- Fumanti in January 2008 in Vancouver, British Columbia, Canada.

Background information
- Born: February 22, 1975 (age 51) Fivizzano, Italy
- Genres: Crossover, operatic pop
- Occupation: Soprano singer
- Years active: 2004–present
- Label: EMI - ISBA Music / Universal
- Website: giorgiafumanti.com

= Giorgia Fumanti =

Giorgia Fumanti (born February 22, 1975) is an Italian soprano singer of operatic pop and crossover music based in Montreal, Canada since 2002. She is also a composer, producer and arranger. Her debut EMI album From My Heart reached the top 20 on the Billboard Crossover Chart. By 2010 she had sold over 1.2 million copies of her albums.

== Life and career ==
Fumanti was born in the village of Fivizzano in Tuscany, and raised in the nearby small city of Aulla and in Monterosso al Mare. She studied voice at the Conservatorio di Musica Arrigo Boito in Parma and relocated to Montréal, Canada in 2002 where she continued her vocal training. In 2004, her first album, entitled Like a Dream was released on Canadian independent label Isba Music Entertainment. The album featured her take on the music of Vangelis. She signed her first international recording contract with EMI and released her album From My Heart under that label in 2007. It featured her versions of Sting's Fields of Gold (Campi d’Oro), and four Ennio Morricone pieces including themes from The Mission, Cinema Paradiso and Once Upon a Time in the West. The album reached the Billboard's Top 20 Crossover and peaked to No. 1 in Japan and South Africa.
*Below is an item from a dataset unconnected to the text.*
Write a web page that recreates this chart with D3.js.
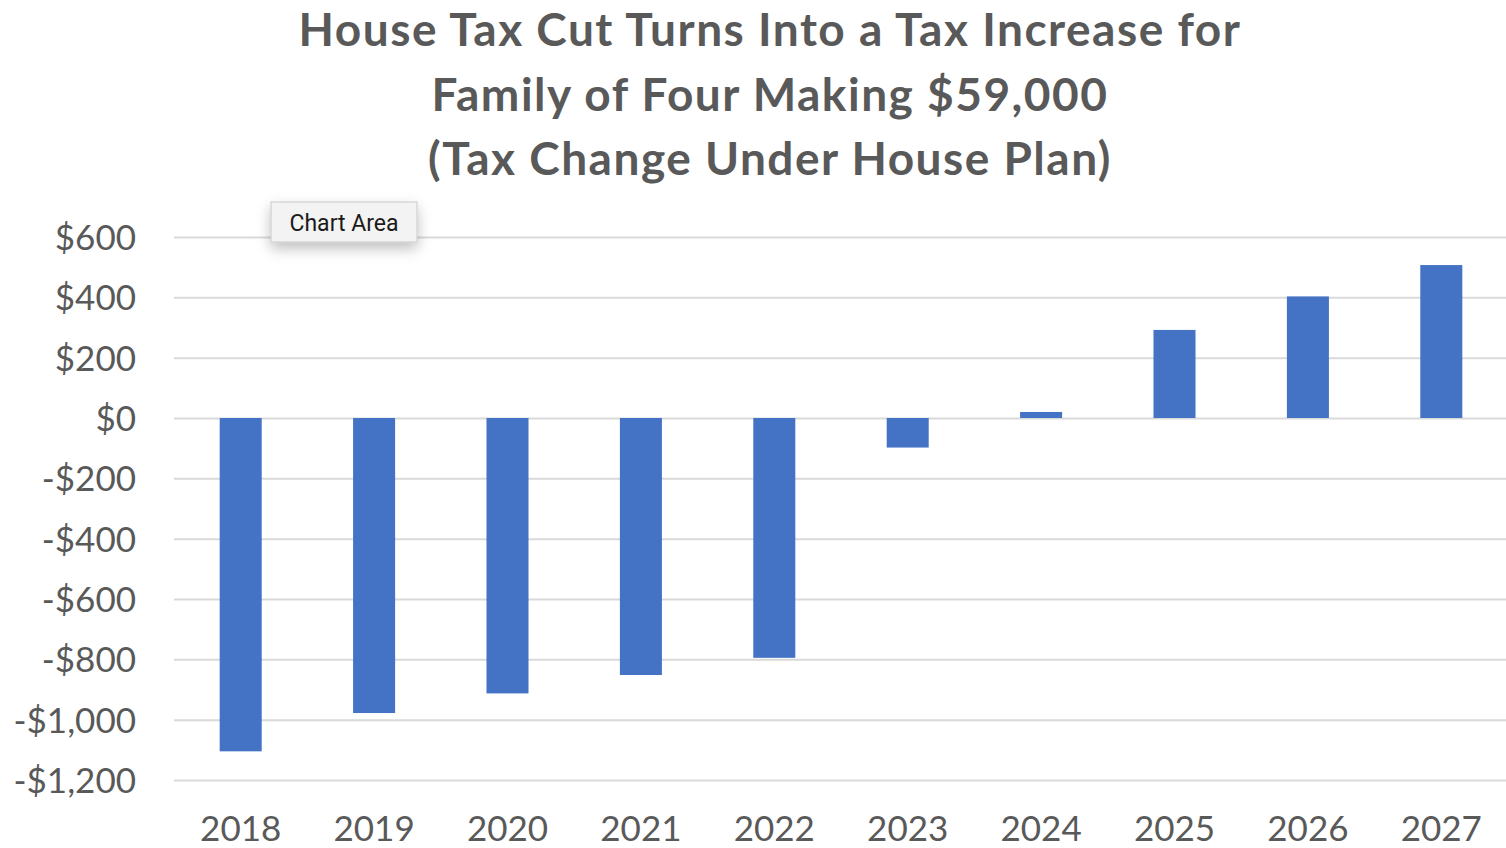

In January 2007, Fumanti made her U.S. TV debut, singing the Canadian National Anthem for the NHL All-Stars Game in Dallas, Texas.
 In March of that year, she performed on the PBS Concert Special Heavenly Voices along with Sasha & Shawna, the Tim Janis Ensemble, and English countertenor Ryland Angel. She subsequently toured the United States with the Heavenly Voices performers.

She had toured Southeast Asia in the winter of 2006/2007 with José Carreras, including performances in Korea, Hong Kong, and Taiwan (for a New Year's Eve Concert). In June 2007 she performed again with Carreras at the Hampton Court Palace Festival, along with the Royal Philharmonic Orchestra.
 Fumanti also recorded a Christmas Concert with Canadian tenor John McDermott at the Rose Theater in Brampton, Ontario, on June 26, 2007 for broadcast in November and December of that year.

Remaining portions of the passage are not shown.